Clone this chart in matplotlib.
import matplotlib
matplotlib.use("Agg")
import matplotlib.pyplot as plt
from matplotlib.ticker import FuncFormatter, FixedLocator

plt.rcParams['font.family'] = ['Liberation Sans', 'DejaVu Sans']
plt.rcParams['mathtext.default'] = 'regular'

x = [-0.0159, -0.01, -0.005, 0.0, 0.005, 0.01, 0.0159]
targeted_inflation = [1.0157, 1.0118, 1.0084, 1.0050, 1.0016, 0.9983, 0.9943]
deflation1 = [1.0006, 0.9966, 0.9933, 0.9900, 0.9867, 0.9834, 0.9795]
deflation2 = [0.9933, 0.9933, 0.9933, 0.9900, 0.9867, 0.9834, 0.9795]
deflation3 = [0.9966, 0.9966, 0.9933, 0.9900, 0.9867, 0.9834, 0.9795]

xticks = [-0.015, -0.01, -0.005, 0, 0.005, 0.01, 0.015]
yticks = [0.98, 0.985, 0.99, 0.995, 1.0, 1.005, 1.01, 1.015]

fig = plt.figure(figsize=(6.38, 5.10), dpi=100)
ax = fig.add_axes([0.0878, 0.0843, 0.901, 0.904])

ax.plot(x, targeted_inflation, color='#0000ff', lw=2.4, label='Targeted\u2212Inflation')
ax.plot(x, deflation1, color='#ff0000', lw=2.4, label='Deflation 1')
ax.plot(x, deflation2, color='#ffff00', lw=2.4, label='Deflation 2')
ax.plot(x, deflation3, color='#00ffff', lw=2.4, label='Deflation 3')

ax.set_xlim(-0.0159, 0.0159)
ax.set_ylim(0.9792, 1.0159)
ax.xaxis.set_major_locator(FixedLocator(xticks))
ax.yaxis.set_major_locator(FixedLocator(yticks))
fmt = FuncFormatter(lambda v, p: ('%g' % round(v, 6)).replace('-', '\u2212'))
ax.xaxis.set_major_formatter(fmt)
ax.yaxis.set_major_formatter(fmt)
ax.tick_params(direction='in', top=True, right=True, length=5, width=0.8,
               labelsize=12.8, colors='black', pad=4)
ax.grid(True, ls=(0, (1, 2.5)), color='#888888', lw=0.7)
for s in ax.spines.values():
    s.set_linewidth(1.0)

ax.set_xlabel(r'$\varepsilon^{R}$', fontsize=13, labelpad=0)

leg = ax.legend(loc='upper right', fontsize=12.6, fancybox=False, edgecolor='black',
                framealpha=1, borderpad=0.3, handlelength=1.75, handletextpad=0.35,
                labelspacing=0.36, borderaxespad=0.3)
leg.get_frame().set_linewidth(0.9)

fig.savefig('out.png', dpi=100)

--------------------------------

§ **Your task**:
Your answer should be exactly the lines of the data above, from the first through the line containing "from matplotlib.ticker import".

§ **Written reply**:
Clone this chart in matplotlib.
import matplotlib
matplotlib.use("Agg")
import matplotlib.pyplot as plt
from matplotlib.ticker import FuncFormatter, FixedLocator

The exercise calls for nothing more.